**AIM OF THE TASK:** Report all lines from the entries below in which "this" appears.

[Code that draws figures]
========

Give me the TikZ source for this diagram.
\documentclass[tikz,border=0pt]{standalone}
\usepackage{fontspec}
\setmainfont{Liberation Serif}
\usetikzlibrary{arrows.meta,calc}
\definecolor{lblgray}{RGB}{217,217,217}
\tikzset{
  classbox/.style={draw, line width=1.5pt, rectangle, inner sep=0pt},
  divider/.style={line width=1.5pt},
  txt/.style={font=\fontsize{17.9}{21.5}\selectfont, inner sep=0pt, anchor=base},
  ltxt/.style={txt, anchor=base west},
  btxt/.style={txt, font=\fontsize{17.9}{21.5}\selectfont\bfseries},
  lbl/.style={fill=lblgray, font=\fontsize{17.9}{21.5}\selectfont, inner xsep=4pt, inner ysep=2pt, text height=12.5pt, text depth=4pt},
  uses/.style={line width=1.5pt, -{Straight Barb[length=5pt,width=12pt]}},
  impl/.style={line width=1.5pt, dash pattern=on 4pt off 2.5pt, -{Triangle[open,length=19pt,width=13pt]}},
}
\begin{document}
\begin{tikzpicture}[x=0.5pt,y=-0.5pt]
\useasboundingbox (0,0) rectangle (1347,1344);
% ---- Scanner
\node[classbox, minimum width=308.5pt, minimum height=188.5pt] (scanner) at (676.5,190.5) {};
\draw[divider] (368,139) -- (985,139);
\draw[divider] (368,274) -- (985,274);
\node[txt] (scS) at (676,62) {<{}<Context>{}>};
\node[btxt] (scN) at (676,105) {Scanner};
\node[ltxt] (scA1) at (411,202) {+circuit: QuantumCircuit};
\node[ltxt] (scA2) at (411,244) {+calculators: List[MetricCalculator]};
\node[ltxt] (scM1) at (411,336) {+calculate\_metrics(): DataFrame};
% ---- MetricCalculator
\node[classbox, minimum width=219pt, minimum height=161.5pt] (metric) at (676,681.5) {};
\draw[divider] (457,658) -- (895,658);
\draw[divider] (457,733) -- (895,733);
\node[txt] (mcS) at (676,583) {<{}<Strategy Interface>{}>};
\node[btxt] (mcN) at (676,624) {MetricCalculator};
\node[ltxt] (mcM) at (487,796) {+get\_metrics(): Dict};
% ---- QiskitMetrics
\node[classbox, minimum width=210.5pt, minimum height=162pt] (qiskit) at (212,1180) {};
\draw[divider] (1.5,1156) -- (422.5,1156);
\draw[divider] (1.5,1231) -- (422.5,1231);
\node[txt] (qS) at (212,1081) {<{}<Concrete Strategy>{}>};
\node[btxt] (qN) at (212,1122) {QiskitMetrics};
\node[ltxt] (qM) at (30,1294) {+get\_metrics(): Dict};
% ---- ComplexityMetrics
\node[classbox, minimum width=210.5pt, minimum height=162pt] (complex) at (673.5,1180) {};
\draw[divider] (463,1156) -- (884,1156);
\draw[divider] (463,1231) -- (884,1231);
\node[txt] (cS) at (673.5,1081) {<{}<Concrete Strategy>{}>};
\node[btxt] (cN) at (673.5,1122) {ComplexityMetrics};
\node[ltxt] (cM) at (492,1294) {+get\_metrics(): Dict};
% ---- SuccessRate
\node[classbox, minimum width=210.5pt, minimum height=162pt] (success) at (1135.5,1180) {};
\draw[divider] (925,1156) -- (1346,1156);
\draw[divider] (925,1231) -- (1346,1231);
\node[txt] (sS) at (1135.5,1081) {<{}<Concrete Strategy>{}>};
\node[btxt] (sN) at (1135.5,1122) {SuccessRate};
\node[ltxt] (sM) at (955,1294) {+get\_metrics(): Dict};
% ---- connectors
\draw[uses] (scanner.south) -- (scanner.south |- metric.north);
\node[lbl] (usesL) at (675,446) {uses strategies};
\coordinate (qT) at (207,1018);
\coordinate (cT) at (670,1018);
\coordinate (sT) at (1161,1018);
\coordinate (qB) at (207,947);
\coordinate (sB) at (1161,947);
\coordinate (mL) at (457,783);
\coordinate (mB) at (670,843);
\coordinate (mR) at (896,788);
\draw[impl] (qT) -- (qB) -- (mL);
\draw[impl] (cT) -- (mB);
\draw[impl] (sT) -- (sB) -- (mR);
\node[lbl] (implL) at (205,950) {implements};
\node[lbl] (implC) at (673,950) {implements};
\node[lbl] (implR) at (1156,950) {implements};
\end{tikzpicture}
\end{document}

========

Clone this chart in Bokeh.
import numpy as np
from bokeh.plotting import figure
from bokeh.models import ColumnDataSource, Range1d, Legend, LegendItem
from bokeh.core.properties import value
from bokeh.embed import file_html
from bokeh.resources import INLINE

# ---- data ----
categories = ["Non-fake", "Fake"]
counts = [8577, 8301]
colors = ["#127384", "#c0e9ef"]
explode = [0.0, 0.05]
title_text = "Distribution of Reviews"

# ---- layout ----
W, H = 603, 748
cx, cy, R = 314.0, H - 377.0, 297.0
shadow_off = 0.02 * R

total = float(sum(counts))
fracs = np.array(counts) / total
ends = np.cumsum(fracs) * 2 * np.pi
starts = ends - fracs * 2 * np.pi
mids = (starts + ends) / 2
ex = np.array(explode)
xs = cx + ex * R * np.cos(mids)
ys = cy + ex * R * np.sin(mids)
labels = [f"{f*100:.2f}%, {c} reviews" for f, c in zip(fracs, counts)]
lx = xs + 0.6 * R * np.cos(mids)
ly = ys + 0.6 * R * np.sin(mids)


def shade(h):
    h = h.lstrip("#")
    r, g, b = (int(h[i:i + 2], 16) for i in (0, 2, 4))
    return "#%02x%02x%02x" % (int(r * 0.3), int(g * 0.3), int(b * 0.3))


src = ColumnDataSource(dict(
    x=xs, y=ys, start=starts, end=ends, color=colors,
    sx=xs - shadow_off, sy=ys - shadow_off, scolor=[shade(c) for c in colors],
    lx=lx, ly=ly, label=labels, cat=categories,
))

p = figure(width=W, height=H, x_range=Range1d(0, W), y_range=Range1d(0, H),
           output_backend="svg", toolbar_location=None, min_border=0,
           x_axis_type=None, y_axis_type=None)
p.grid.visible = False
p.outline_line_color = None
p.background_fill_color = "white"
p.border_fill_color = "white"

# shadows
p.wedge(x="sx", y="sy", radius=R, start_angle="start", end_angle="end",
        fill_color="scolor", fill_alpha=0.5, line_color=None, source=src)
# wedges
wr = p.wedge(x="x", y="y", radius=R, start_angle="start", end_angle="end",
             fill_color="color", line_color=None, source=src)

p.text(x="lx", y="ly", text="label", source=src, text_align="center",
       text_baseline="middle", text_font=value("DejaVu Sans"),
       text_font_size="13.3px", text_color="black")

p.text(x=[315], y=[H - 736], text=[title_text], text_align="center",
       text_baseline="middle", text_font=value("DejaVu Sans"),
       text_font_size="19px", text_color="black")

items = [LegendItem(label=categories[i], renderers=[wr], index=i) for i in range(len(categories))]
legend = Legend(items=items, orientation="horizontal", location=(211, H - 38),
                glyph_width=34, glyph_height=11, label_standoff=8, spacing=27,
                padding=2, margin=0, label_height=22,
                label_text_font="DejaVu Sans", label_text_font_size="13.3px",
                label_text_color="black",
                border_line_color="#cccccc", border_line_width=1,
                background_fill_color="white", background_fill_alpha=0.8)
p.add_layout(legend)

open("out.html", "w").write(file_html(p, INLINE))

========

**SOLVED EXERCISE:**
Give me the TikZ source for this diagram.
Clone this chart in Bokeh.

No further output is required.